Joe Root will begin a new chapter in his international cricket career when he leads England out for the first time as Test captain, having recently taken over the role from Alastair Cook. Root, who has been one of England's most consistent performers in recent years, will have a familiar face to turn to in all-rounder Ben Stokes. The duo have been friends for a long period of time, having come across each other in an U-12 tournament years ago when Stokes was playing for Cumbria. After taking over the Test captaincy, Root also went on to nominate Stokes for the vice-captain's role.
Stokes went on to move to nearby Durham in order to pursue a first-class cricket career, but Root reckons many of the fiery all-rounder's enduring traits as a player were on show from an early age.
England and Wales Cricket board director Andrew Strauss, himself a former England captain, was of the same opinion as the leadership of the side moved decisively to a younger generation ahead of the team's next Test, against South Africa at Lord's in July.

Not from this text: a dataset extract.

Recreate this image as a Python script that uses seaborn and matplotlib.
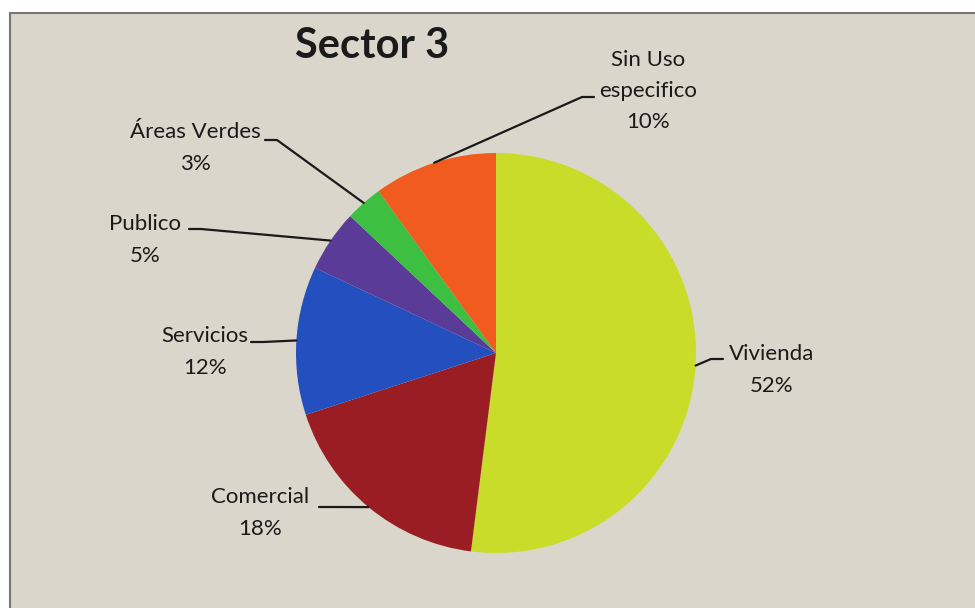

Recalling his first impression of Stokes, 26-year-old Root, not bothering to suppress a grin, said: "He was a little podgy medium-pacer back then.
He's obviously a slightly different player right now," added Root, speaking at his Headingley home ground.
"But he was always in your face, letting you know he was there -- and that was great to play against.
"We get on well outside of cricket as well. When we bat together we have a good understanding, and it will be exactly the same in these new roles."
Root has had a close-up view of Stokes's skill on the Test stage, be it his blistering double century against South Africa in Cape Town last year or his five-wicket haul in England's 2015 Ashes-clinching victory at Trent Bridge, a match destined to be remembered for Stuart Broad's remarkable eight for 15 on the first day.
"He's very 'in your face', and sometimes you need that up-front brashness," said Root of Stokes.
"That second-innings display from Ben -- the 'five-for', the skill he showed -- I am sure in any other Test match he would have got man-of-the-match," added Root, modestly omitting his century in the same match.
"Then, the way he played in South Africa was just incredible -- and he is that sort of player that with the odd moment in the field can really change a game, turn it on its head."
Cook said one reason why he was able to lead England in a record 59 Tests was to avoid social media, thereby remaining ignorant of the more extreme criticism that came his way.
Root, however, has no intention of closing his Twitter account any time soon.
"It's something I've grown up with in international sport, so I'm used to it," Root explained. "With Cooky, it came along half way through his career.
"With the new age we're in now, where social media is a big part of communicating and getting things out there, it's something you've just got to adapt to and accept ... it's always going to be there.
"It's a great opportunity to get your messages across as well."